• The request:
All of the material should be reproduced exactly, with pictures left out.

··· Raw records ···

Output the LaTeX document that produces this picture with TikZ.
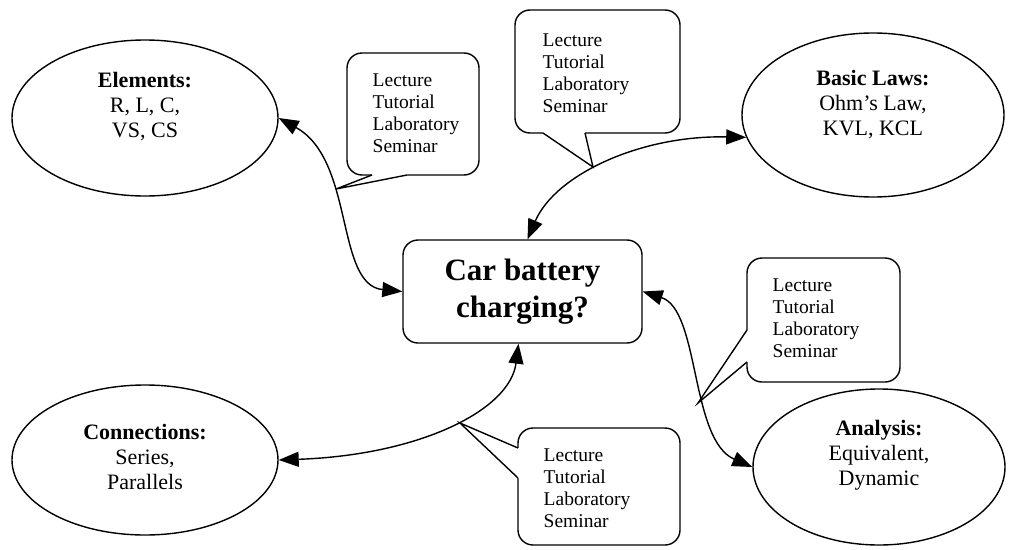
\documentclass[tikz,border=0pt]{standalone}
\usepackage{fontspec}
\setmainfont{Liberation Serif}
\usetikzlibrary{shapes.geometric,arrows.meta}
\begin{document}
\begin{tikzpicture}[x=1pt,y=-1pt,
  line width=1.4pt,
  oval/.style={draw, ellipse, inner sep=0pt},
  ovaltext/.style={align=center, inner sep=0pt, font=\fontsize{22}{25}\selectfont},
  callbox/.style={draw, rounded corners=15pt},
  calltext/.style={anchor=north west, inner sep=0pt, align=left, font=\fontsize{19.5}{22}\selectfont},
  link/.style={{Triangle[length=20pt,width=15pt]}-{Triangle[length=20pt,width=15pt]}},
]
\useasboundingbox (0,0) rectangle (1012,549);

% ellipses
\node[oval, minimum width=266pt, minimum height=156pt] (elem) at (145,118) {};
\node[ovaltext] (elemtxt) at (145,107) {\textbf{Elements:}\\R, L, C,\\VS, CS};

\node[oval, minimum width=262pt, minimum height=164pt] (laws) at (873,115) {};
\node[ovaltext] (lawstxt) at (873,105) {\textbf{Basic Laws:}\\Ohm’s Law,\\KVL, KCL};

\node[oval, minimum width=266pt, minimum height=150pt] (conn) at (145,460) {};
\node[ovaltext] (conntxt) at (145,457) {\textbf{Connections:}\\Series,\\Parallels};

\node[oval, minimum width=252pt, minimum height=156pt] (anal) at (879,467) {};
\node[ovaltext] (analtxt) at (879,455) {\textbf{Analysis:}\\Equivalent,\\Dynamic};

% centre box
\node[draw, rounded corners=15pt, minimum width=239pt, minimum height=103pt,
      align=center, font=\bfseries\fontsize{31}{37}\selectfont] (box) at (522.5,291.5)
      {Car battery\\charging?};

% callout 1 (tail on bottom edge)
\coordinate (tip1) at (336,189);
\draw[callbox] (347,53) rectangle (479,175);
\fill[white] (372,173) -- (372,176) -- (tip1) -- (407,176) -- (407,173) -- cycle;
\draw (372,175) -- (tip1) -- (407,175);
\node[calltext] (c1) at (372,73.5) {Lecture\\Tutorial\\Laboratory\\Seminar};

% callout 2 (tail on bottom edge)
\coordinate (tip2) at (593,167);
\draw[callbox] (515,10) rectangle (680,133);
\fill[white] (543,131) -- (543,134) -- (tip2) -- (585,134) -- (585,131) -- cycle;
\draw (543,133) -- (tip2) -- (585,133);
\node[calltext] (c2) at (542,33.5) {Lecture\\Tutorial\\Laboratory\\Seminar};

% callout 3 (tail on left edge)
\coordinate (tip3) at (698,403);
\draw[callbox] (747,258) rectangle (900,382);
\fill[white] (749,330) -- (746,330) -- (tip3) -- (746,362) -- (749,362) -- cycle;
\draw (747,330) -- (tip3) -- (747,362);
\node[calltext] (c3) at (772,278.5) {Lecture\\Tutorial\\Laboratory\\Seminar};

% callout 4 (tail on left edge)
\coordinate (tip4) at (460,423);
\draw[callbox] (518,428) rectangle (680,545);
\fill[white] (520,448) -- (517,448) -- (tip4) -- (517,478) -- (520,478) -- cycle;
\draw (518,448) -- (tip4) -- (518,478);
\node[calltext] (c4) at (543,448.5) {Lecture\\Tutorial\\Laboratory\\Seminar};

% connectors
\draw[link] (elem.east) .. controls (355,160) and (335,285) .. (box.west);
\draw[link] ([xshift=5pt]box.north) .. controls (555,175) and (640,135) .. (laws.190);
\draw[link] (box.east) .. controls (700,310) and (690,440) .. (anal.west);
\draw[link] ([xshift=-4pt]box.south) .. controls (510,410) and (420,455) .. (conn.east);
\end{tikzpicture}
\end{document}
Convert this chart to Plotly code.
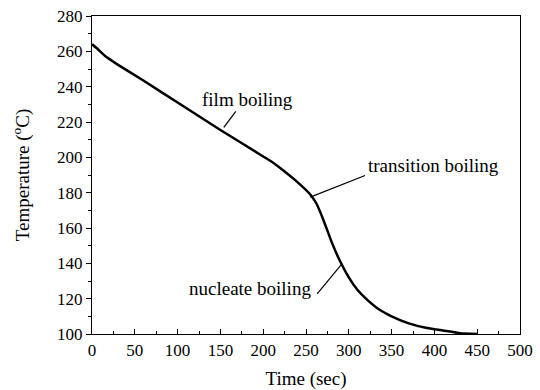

···

• Expected answer:
Output the LaTeX document that produces this picture with TikZ.
\documentclass[tikz,border=0pt]{standalone}
\usepackage{fontspec}
\setmainfont{Liberation Serif}
\usetikzlibrary{shapes.geometric,arrows.meta}
\begin{document}
\begin{tikzpicture}[x=1pt,y=-1pt,
  line width=1.4pt,
  oval/.style={draw, ellipse, inner sep=0pt},
  ovaltext/.style={align=center, inner sep=0pt, font=\fontsize{22}{25}\selectfont},
  callbox/.style={draw, rounded corners=15pt},
  calltext/.style={anchor=north west, inner sep=0pt, align=left, font=\fontsize{19.5}{22}\selectfont},
  link/.style={{Triangle[length=20pt,width=15pt]}-{Triangle[length=20pt,width=15pt]}},
]
\useasboundingbox (0,0) rectangle (1012,549);

% ellipses
\node[oval, minimum width=266pt, minimum height=156pt] (elem) at (145,118) {};
\node[ovaltext] (elemtxt) at (145,107) {\textbf{Elements:}\\R, L, C,\\VS, CS};

\node[oval, minimum width=262pt, minimum height=164pt] (laws) at (873,115) {};
\node[ovaltext] (lawstxt) at (873,105) {\textbf{Basic Laws:}\\Ohm’s Law,\\KVL, KCL};

\node[oval, minimum width=266pt, minimum height=150pt] (conn) at (145,460) {};
\node[ovaltext] (conntxt) at (145,457) {\textbf{Connections:}\\Series,\\Parallels};

\node[oval, minimum width=252pt, minimum height=156pt] (anal) at (879,467) {};
\node[ovaltext] (analtxt) at (879,455) {\textbf{Analysis:}\\Equivalent,\\Dynamic};

% centre box
\node[draw, rounded corners=15pt, minimum width=239pt, minimum height=103pt,
      align=center, font=\bfseries\fontsize{31}{37}\selectfont] (box) at (522.5,291.5)
      {Car battery\\charging?};

% callout 1 (tail on bottom edge)
\coordinate (tip1) at (336,189);
\draw[callbox] (347,53) rectangle (479,175);
\fill[white] (372,173) -- (372,176) -- (tip1) -- (407,176) -- (407,173) -- cycle;
\draw (372,175) -- (tip1) -- (407,175);
\node[calltext] (c1) at (372,73.5) {Lecture\\Tutorial\\Laboratory\\Seminar};

% callout 2 (tail on bottom edge)
\coordinate (tip2) at (593,167);
\draw[callbox] (515,10) rectangle (680,133);
\fill[white] (543,131) -- (543,134) -- (tip2) -- (585,134) -- (585,131) -- cycle;
\draw (543,133) -- (tip2) -- (585,133);
\node[calltext] (c2) at (542,33.5) {Lecture\\Tutorial\\Laboratory\\Seminar};

% callout 3 (tail on left edge)
\coordinate (tip3) at (698,403);
\draw[callbox] (747,258) rectangle (900,382);
\fill[white] (749,330) -- (746,330) -- (tip3) -- (746,362) -- (749,362) -- cycle;
\draw (747,330) -- (tip3) -- (747,362);
\node[calltext] (c3) at (772,278.5) {Lecture\\Tutorial\\Laboratory\\Seminar};

% callout 4 (tail on left edge)
\coordinate (tip4) at (460,423);
\draw[callbox] (518,428) rectangle (680,545);
\fill[white] (520,448) -- (517,448) -- (tip4) -- (517,478) -- (520,478) -- cycle;
\draw (518,448) -- (tip4) -- (518,478);
\node[calltext] (c4) at (543,448.5) {Lecture\\Tutorial\\Laboratory\\Seminar};

% connectors
\draw[link] (elem.east) .. controls (355,160) and (335,285) .. (box.west);
\draw[link] ([xshift=5pt]box.north) .. controls (555,175) and (640,135) .. (laws.190);
\draw[link] (box.east) .. controls (700,310) and (690,440) .. (anal.west);
\draw[link] ([xshift=-4pt]box.south) .. controls (510,410) and (420,455) .. (conn.east);
\end{tikzpicture}
\end{document}
Convert this chart to Plotly code.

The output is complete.